DATA TO USE ->
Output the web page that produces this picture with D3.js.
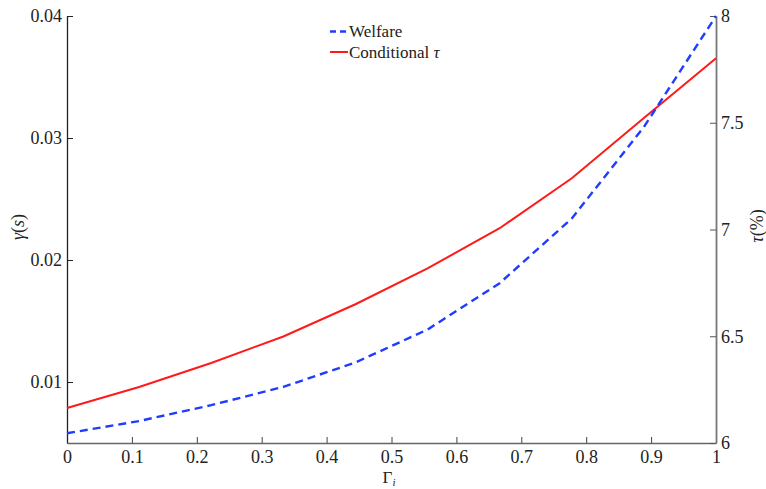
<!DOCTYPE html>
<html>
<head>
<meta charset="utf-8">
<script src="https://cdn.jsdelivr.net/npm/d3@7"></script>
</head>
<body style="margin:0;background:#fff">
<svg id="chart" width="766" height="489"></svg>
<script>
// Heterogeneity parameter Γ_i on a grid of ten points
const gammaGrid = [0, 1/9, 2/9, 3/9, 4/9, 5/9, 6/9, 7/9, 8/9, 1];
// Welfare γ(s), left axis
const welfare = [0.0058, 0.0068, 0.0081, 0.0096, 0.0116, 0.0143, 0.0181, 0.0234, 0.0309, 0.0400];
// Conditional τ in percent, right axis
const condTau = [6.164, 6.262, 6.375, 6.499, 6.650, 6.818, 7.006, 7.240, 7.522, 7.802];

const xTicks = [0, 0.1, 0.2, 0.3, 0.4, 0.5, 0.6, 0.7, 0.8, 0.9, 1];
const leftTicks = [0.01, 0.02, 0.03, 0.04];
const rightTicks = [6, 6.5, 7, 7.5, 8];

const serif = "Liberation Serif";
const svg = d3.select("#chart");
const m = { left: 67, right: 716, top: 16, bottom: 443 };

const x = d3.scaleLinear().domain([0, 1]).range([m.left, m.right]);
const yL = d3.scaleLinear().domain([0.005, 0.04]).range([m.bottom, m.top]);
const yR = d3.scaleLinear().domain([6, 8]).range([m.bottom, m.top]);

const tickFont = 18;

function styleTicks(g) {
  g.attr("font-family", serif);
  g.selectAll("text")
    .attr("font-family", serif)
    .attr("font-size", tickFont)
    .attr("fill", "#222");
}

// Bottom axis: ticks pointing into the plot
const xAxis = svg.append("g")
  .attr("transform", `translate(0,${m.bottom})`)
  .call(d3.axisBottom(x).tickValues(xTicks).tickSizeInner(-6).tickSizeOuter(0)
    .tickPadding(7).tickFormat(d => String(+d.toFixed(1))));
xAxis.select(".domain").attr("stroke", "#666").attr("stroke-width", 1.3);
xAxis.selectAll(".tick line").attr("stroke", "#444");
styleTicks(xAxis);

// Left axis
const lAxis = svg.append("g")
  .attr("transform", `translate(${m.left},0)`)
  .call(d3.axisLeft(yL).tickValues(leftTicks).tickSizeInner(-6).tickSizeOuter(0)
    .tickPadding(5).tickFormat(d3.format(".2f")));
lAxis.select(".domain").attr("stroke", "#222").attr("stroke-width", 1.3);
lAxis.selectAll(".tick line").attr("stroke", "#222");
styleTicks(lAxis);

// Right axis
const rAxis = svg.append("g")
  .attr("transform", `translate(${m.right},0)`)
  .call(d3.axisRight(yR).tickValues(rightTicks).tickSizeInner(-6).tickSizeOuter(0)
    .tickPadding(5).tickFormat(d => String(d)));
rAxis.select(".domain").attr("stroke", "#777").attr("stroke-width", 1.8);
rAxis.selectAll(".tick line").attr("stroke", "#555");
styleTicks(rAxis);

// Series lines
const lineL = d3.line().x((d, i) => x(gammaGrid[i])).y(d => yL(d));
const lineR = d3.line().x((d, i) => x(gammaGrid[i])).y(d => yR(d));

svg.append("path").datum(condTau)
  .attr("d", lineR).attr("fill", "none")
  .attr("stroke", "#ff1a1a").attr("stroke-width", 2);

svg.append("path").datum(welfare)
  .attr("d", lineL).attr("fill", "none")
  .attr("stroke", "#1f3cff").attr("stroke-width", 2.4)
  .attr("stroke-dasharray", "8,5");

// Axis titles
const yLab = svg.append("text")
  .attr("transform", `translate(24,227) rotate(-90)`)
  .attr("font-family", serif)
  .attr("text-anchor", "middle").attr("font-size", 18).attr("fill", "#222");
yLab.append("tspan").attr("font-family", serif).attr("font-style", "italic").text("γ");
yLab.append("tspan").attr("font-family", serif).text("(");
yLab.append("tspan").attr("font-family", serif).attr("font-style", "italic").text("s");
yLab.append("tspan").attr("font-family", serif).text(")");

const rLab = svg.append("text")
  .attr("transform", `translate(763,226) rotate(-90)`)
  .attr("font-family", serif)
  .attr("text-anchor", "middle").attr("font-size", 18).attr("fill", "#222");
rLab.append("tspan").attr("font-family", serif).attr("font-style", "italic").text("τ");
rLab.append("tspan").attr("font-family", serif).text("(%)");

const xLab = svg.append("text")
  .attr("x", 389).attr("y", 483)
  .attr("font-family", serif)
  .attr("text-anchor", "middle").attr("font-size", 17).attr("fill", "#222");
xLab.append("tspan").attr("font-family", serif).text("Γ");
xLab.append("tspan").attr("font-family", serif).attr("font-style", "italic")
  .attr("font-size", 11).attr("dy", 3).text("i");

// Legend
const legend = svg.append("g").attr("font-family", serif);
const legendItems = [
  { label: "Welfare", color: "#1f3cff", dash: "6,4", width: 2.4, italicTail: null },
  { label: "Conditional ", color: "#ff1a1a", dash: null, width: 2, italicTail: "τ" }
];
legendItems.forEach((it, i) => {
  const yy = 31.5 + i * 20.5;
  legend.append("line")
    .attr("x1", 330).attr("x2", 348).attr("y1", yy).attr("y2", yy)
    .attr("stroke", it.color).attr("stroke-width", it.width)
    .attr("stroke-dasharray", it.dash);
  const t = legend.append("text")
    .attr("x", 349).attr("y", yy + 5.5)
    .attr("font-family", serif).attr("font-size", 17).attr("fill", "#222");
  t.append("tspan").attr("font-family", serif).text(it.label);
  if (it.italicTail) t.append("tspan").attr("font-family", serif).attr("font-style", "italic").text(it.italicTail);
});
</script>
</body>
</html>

--

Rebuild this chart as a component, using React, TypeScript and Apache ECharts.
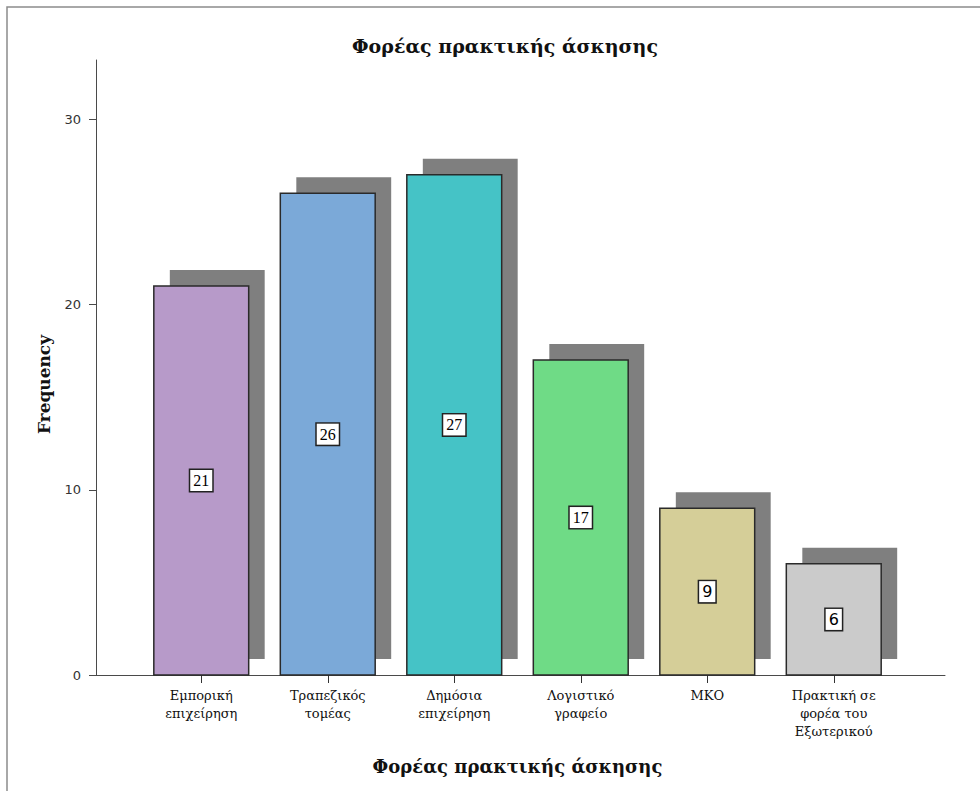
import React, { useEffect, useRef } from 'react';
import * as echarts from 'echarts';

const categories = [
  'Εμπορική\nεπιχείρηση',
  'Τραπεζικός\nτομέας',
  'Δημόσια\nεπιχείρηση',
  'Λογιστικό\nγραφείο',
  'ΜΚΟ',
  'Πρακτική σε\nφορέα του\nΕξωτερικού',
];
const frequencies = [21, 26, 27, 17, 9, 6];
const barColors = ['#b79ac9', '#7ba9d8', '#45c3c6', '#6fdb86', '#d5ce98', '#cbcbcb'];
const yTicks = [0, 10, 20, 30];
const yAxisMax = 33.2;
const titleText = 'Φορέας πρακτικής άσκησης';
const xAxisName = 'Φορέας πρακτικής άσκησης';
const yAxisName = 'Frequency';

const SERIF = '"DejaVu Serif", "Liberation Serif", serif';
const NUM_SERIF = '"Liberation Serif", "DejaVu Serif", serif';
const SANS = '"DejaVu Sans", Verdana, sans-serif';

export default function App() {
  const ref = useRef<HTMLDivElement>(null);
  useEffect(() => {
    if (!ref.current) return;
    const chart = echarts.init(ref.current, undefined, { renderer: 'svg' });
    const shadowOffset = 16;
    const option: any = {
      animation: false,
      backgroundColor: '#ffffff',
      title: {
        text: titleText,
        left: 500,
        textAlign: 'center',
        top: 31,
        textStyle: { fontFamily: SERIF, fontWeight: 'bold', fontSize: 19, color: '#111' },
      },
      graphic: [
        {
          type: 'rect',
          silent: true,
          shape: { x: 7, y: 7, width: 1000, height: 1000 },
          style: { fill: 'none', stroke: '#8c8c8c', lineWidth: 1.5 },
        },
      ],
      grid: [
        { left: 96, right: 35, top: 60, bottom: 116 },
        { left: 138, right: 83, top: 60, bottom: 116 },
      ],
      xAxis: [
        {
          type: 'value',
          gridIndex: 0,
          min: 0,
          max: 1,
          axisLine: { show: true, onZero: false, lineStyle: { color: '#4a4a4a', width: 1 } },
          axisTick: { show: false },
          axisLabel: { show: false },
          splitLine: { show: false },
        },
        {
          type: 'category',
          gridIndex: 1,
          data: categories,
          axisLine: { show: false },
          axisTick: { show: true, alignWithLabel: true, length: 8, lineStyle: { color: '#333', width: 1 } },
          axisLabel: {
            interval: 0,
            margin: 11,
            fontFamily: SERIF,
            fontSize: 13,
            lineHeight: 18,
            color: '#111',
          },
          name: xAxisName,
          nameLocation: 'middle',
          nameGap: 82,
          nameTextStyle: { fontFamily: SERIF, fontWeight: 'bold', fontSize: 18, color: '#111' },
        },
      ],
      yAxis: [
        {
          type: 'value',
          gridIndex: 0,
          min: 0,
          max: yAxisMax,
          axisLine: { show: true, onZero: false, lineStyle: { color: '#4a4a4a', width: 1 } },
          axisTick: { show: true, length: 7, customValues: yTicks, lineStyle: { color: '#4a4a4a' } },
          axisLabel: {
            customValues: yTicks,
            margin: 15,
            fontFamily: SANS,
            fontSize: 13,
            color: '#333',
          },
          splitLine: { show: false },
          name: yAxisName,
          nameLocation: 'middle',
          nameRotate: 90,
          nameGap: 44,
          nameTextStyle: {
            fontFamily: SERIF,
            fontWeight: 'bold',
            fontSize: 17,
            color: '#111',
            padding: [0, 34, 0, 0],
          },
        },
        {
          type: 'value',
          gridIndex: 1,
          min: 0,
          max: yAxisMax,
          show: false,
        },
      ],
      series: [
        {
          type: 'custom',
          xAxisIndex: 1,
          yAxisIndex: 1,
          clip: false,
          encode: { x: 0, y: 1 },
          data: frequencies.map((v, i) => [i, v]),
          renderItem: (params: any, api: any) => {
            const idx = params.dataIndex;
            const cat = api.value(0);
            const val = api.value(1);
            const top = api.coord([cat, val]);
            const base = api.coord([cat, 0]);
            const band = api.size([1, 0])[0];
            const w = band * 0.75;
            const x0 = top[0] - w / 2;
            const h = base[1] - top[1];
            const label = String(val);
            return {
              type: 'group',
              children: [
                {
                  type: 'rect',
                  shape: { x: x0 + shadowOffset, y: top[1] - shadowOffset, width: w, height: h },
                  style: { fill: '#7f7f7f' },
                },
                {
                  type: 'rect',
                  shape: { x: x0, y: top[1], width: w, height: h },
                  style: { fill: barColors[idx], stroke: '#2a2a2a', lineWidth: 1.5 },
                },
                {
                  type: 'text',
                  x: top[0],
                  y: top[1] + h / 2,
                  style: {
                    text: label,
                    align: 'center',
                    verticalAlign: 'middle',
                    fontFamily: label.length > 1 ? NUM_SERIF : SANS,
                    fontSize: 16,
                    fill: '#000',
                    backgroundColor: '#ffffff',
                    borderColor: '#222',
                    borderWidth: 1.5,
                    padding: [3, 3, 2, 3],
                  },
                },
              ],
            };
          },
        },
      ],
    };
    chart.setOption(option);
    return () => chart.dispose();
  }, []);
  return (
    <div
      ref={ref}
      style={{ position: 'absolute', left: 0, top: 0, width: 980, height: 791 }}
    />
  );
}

* * *

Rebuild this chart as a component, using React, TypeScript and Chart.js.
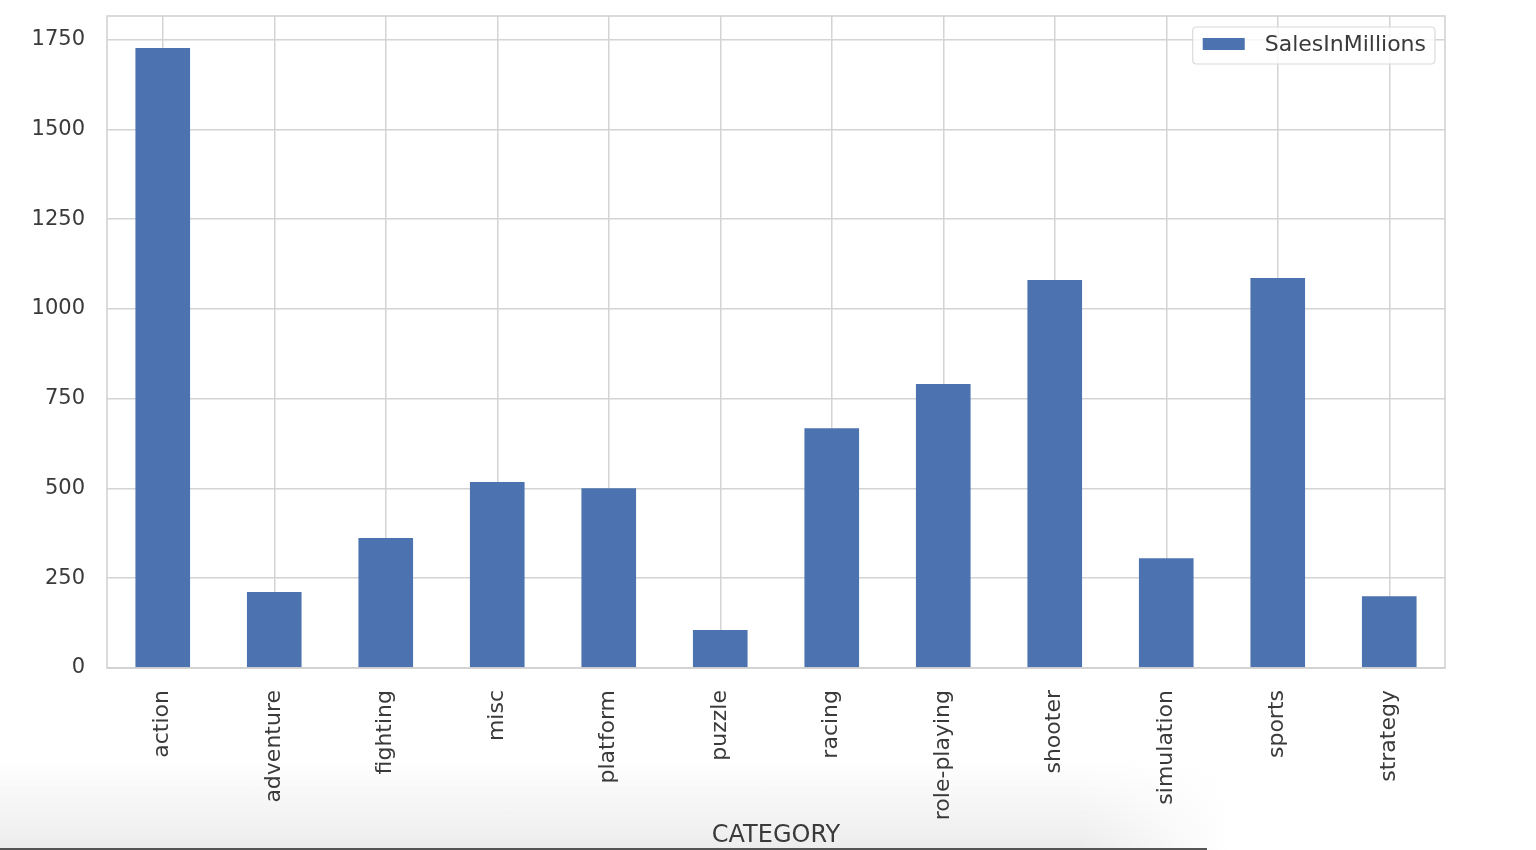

PROBLEM STATEMENT -> Return the material from the line containing "and Apache ECharts." through the line containing "import * as echarts from 'echarts';", exactly and in full, but without its pictures.

REPLY ->
Rebuild this chart as a component, using React, TypeScript and Apache ECharts.
import React, { useEffect, useRef } from 'react';
import * as echarts from 'echarts';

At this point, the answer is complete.